Egyptian Finance Minister Youssef Boutros-Ghali, who chairs the International Monetary and Financial Committee, told Reuters that IMF member countries had agreed on Sunday that the Fund's role needs to be altered to reflect new realities.

The steering committee on Sunday said the IMF's mandate should "cover the full range of macroeconomic and financial sector policies that bear on global stability."

Some even see the IMF developing into something like a global central bank, but Boutros-Ghali quickly dismissed that suggestion, saying: "That is too strong of a word."

"The IMF will have the role of a central clearing house for information, for liquidity, for coordination," he said in an interview. "All of this has to happen in a central location and the IMF is the natural candidate for it."

Just a year ago the IMF was battling to explain its relevance in a world that often turned a deaf ear to its economic policy advice, but the global financial crisis has forced hard-hit countries to turn to it for financial help.

Boutros-Ghali said the IMF's response to the crisis has restored some of the confidence it lost during previous crises, when it pressed unpopular policies upon countries that needed loans.

The IMF now extends loans with fewer strings attached, and it has developed new lending instruments, including one for emerging market economies.

It has also taken on new roles. It is working with the Financial Stability Board, the policy coordinating arm of the G20 major powers, on an early warning system to avoid crises and been asked by the G20 to provide analysis of whether their policies are consistent with more sustainable global growth.
But looming large is the thorny issue of shifting IMF voting power from established powers -- the United States and European nations -- toward emerging economic heavyweights, like China, to reflect their growing economic might.

Boutros-Ghali said that change won't be easy because some countries feared losing too much power. IMF member countries have agreed to conclude talks on voting power changes by January 2011.

"We need to sit and talk," he said. "We have to sit and look at how it's going to be done. It's a complicated process and I would not try and pre-judge the outcome right now."

The G20 has agreed to a voting power shift of at least 5 percent to under-represented countries, but emerging economies are pushing for no less than 7 percent.
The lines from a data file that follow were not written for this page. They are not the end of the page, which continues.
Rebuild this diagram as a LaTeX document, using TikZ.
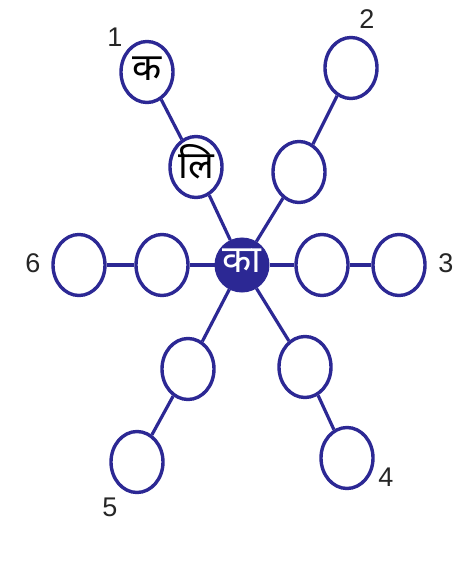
\documentclass[tikz,border=0pt]{standalone}
\usepackage{fontspec}
\setmainfont{Liberation Sans}
\newfontfamily\deva[Script=Devanagari]{Noto Sans}
\usetikzlibrary{shapes.geometric}
\definecolor{inkblue}{RGB}{44,40,148}
\tikzset{
  ring/.style={ellipse,draw=inkblue,line width=3.4pt,fill=white,minimum width=52pt,minimum height=61pt,inner sep=0pt},
  hub/.style={circle,fill=inkblue,draw=inkblue,line width=1pt,minimum size=54pt,inner sep=0pt,text=white},
  spoke/.style={draw=inkblue,line width=3.2pt},
  num/.style={font=\fontsize{27}{27}\selectfont,text=black!85},
  dev/.style={font=\deva\fontsize{38}{38}\selectfont}
}
\begin{document}
\begin{tikzpicture}[x=1pt,y=-1pt]
\useasboundingbox (0,0) rectangle (462,583);
\fill[white] (0,0) rectangle (462,583);
\node[hub] (hub) at (242,265) {};
\node[ring] (a1) at (196,167) {};
\node[ring] (b1) at (147,72) {};
\node[ring] (a2) at (299,172) {};
\node[ring] (b2) at (351,68) {};
\node[ring] (a3) at (322,265) {};
\node[ring] (b3) at (399,265) {};
\node[ring] (a4) at (305,367) {};
\node[ring] (b4) at (347,458) {};
\node[ring] (a5) at (188,369) {};
\node[ring] (b5) at (137,462) {};
\node[ring] (a6) at (162,265) {};
\node[ring] (b6) at (79,265) {};
\foreach \i in {1,...,6}{
  \draw[spoke] (hub) -- (a\i);
  \draw[spoke] (a\i) -- (b\i);
}
\node[dev,text=white] (t0) at (242,261) {का};
\node[dev] (t1) at (196,162) {लि};
\node[dev] (t2) at (147,69) {क};
\node[num] (n1) at (115,37) {1};
\node[num] (n2) at (367,19) {2};
\node[num] (n3) at (446,263) {3};
\node[num] (n4) at (386,477) {4};
\node[num] (n5) at (110,507) {5};
\node[num] (n6) at (33,263) {6};
\end{tikzpicture}
\end{document}
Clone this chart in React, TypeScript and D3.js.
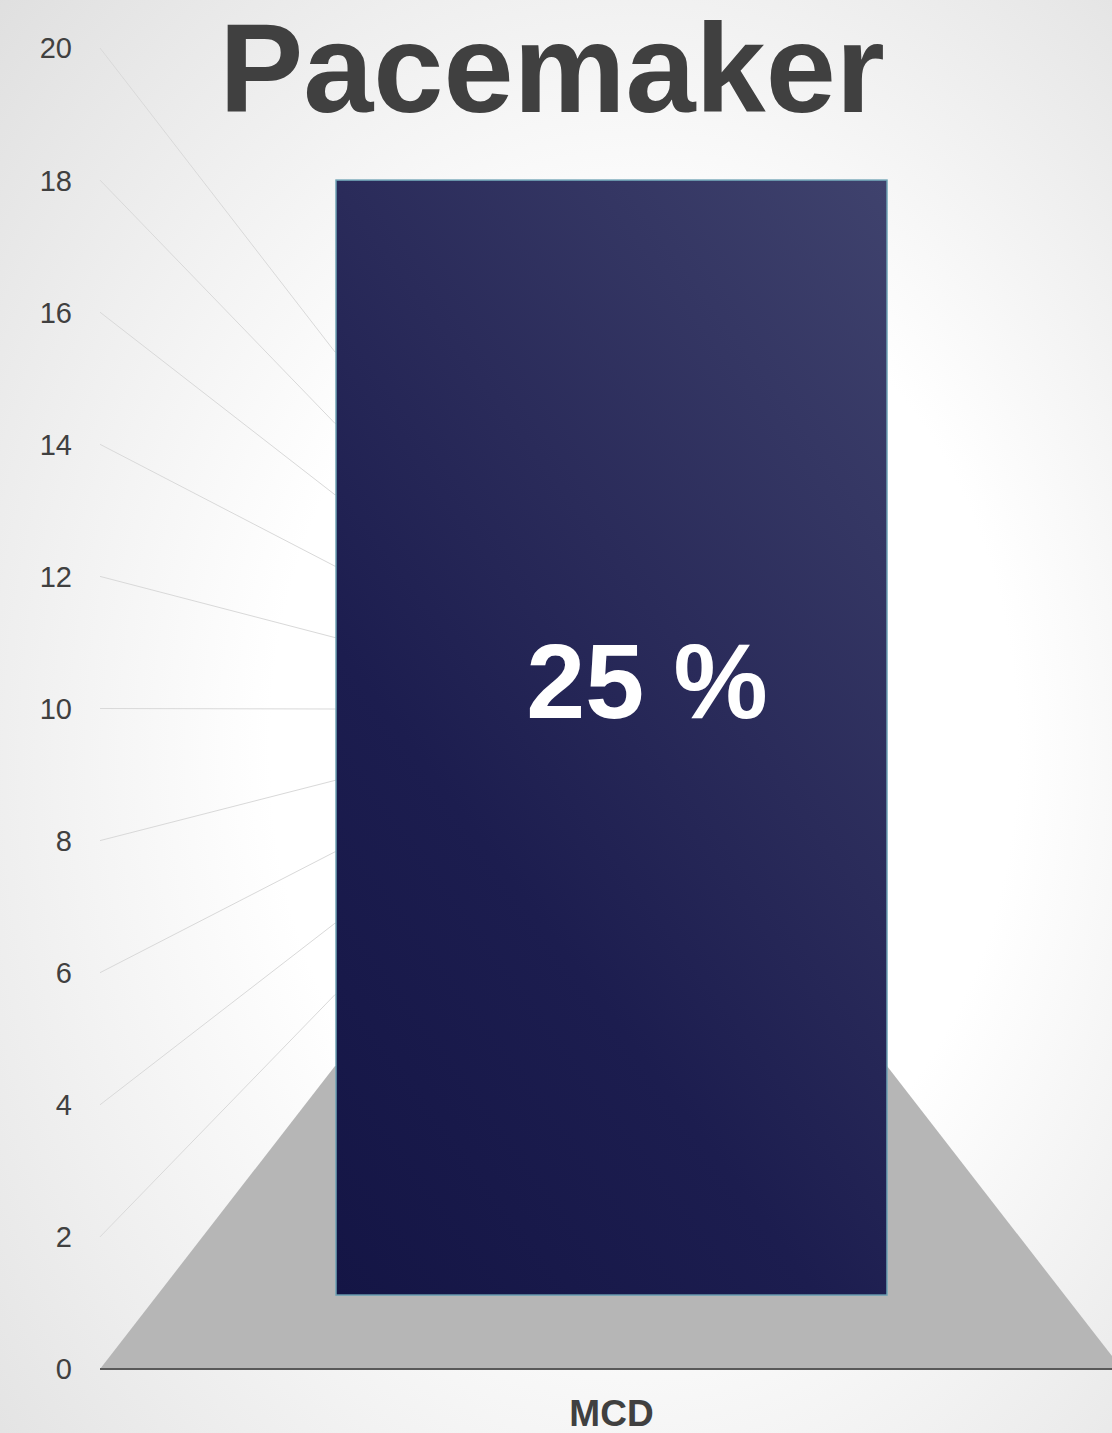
import React from "react";
import * as d3 from "d3";

const title = "Pacemaker";
const categories = ["MCD"];
const values = [18];
const valueLabels = ["25 %"];
const yTicks = [0, 2, 4, 6, 8, 10, 12, 14, 16, 18, 20];

const W = 1112;
const H = 1433;
const FONT = "'Liberation Sans', Arial, sans-serif";

export default function App() {
  const yFront = d3.scaleLinear().domain([0, 20]).range([1369, 48]);
  const yBack = d3.scaleLinear().domain([0, 20]).range([1066, 352]);
  const frontLeft = 100;
  const backLeft = 335;
  const backRight = 887;
  const frontRight = backRight + (backLeft - frontLeft);
  const x = d3.scaleBand<string>().domain(categories).range([336, 887]).padding(0);
  const depth = d3.interpolateNumber(yFront(0), yBack(0));
  const barBase = depth(0.244);

  const floorPath = d3.line()([
    [frontLeft, yFront(0)],
    [backLeft, yBack(0)],
    [backRight, yBack(0)],
    [frontRight, yFront(0)],
  ]) + "Z";

  const bx0 = x(categories[0])!;
  const gradX1 = bx0;
  const gradY1 = barBase;
  const gradX2 = bx0 + 887;
  const gradY2 = barBase - 659;

  return (
    <svg
      width={W}
      height={H}
      style={{ position: "absolute", left: 0, top: 0, display: "block" }}
      fontFamily={FONT}
    >
      <defs>
        <radialGradient id="bg" cx="0.55" cy="0.55" r="0.8" fx="0.6" fy="0.5">
          <stop offset="0" stopColor="#ffffff" />
          <stop offset="0.42" stopColor="#ffffff" />
          <stop offset="1" stopColor="#dedede" />
        </radialGradient>
        <linearGradient
          id="barGrad"
          gradientUnits="userSpaceOnUse"
          x1={gradX1}
          y1={gradY1}
          x2={gradX2}
          y2={gradY2}
        >
          <stop offset="0" stopColor="#141545" />
          <stop offset="0.35" stopColor="#1c1d4f" />
          <stop offset="0.6" stopColor="#2a2b5a" />
          <stop offset="1" stopColor="#3f426d" />
        </linearGradient>
      </defs>
      <rect x={0} y={0} width={W} height={H} fill="url(#bg)" />

      {/* floor */}
      <path d={floorPath} fill="#b6b6b6" />

      {/* perspective gridlines */}
      {yTicks.filter((t) => t > 0).map((t) => (
        <g key={t}>
          <line x1={frontLeft} y1={yFront(t)} x2={backLeft} y2={yBack(t)} stroke="#d9d9d9" strokeWidth={1} />
          <line x1={backLeft} y1={yBack(t)} x2={backRight} y2={yBack(t)} stroke="#d9d9d9" strokeWidth={1} />
        </g>
      ))}

      {/* bars */}
      {categories.map((c, i) => (
        <g key={c}>
          <rect
            x={x(c)!}
            y={yFront(values[i])}
            width={x.bandwidth()}
            height={barBase - yFront(values[i])}
            fill="url(#barGrad)"
            stroke="#6fa3b5"
            strokeWidth={1.5}
          />
          <text
            x={647}
            y={718}
            textAnchor="middle"
            fontSize={106}
            fontWeight="bold"
            fill="#ffffff"
          >
            {valueLabels[i]}
          </text>
          <text
            x={x(c)! + x.bandwidth() / 2}
            y={1426}
            textAnchor="middle"
            fontSize={37}
            fontWeight="bold"
            fill="#404040"
          >
            {c}
          </text>
        </g>
      ))}

      {/* axis line */}
      <line x1={frontLeft} y1={yFront(0)} x2={W} y2={yFront(0)} stroke="#595959" strokeWidth={2} />

      {/* y tick labels */}
      {yTicks.map((t) => (
        <text
          key={t}
          x={72}
          y={yFront(t)}
          dy="0.36em"
          textAnchor="end"
          fontSize={29}
          fill="#404040"
        >
          {t}
        </text>
      ))}

      {/* title */}
      <text x={552} y={112} textAnchor="middle" fontSize={126} fontWeight="bold" fill="#404040">
        {title}
      </text>
    </svg>
  );
}
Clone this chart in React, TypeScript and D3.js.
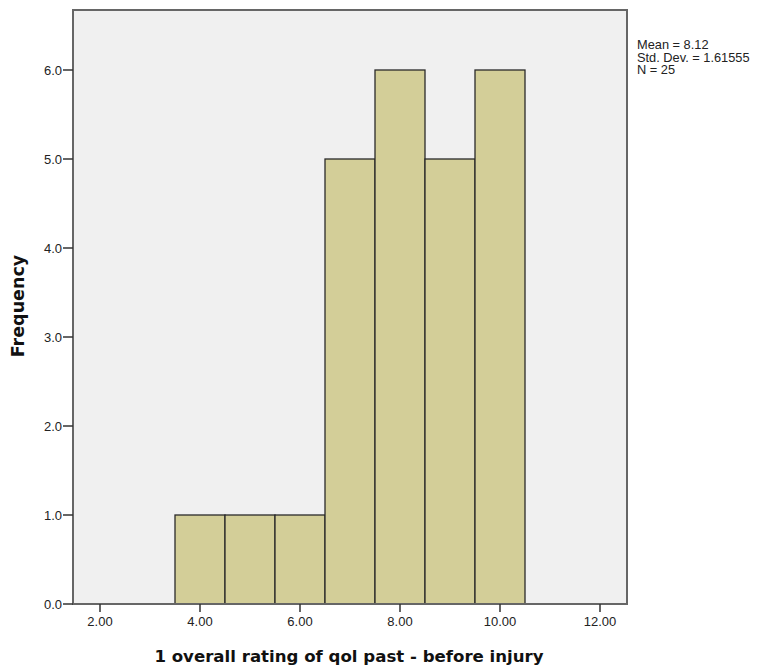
import React from "react";
import * as d3 from "d3";

const binStarts = [3.5, 4.5, 5.5, 6.5, 7.5, 8.5, 9.5];
const binWidth = 1;
const frequencies = [1, 1, 1, 5, 6, 5, 6];
const xTicks = [2, 4, 6, 8, 10, 12];
const yTicks = [0, 1, 2, 3, 4, 5, 6];
const statsLines = ["Mean = 8.12", "Std. Dev. = 1.61555", "N = 25"];
const xTitle = "1 overall rating of qol past - before injury";
const yTitle = "Frequency";

export default function App() {
  const W = 770, H = 672;
  const left = 73, right = 627, top = 10, bottom = 604;
  const x = d3.scaleLinear().domain([1.46, 12.54]).range([left, right]);
  const y = d3.scaleLinear().domain([0, 6]).range([bottom, bottom - 534]);
  const font = "'Liberation Sans', Arial, sans-serif";
  const boldFont = "'DejaVu Sans', Verdana, sans-serif";
  return (
    <svg width={W} height={H} style={{ position: "absolute", left: 0, top: 0 }} fontFamily={font}>
      <rect x={left} y={top} width={right - left} height={bottom - top} fill="#f0f0f0" />
      {binStarts.map((b, i) => (
        <rect
          key={i}
          x={x(b)}
          y={y(frequencies[i])}
          width={x(b + binWidth) - x(b)}
          height={y(0) - y(frequencies[i])}
          fill="#d3ce98"
          stroke="#2a2a2a"
          strokeWidth={1.3}
        />
      ))}
      <rect x={left} y={top} width={right - left} height={bottom - top} fill="none" stroke="#666" strokeWidth={2} />
      {yTicks.map((t) => (
        <g key={t}>
          <line x1={left - 10} x2={left} y1={y(t)} y2={y(t)} stroke="#333" strokeWidth={1.5} />
          <text x={left - 11} y={y(t)} dy="0.35em" textAnchor="end" fontSize={13} fill="#222">
            {t.toFixed(1)}
          </text>
        </g>
      ))}
      {xTicks.map((t) => (
        <g key={t}>
          <line x1={x(t)} x2={x(t)} y1={bottom} y2={bottom + 8} stroke="#333" strokeWidth={1.5} />
          <text x={x(t)} y={bottom + 22} textAnchor="middle" fontSize={13} fill="#222">
            {t.toFixed(2)}
          </text>
        </g>
      ))}
      <text x={349} y={662} textAnchor="middle" fontSize={16.6} fontWeight="bold" fill="#111" fontFamily={boldFont}>
        {xTitle}
      </text>
      <text
        transform={`translate(24,306) rotate(-90)`}
        textAnchor="middle"
        fontSize={17.5}
        fontWeight="bold"
        fill="#111"
        fontFamily={boldFont}
      >
        {yTitle}
      </text>
      {statsLines.map((s, i) => (
        <text key={i} x={637} y={49 + i * 12.5} fontSize={12.8} fill="#222">
          {s}
        </text>
      ))}
    </svg>
  );
}
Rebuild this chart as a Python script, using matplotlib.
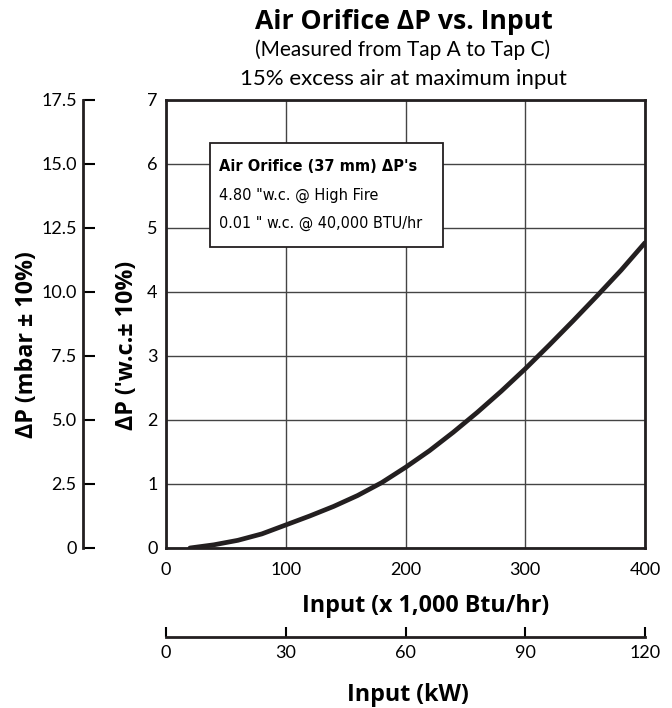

Boutros-Ghali noted that the World Bank and IMF were established in 1944 after three years of negotiations.

"We are trying to revamp this structure and we need to do it in much shorter time," he said.

As the IMF considers ways to remake itself, he said it should continue helping countries with balance of payments problems, but should also become a "reserve pool" for countries so they don't feel the need to accumulate huge currency stockpiles to self-insure against future crises.

IMF Managing Director Dominique Strauss-Kahn on Friday called for a huge boost in the lender's resources -- perhaps $1 trillion or more -- to let developing countries know they could count on the IMF to help them in a crisis.

In the short-term, Boutros-Ghali said the IMF was sufficiently funded to deal with the current crisis.

"Right now the IMF has the resources it needs. It is able and ready to help any country that would have problems due to the present crisis," he added.

"Resources are now a second-order of magnitude problem. First order of magnitude is restructuring the institution."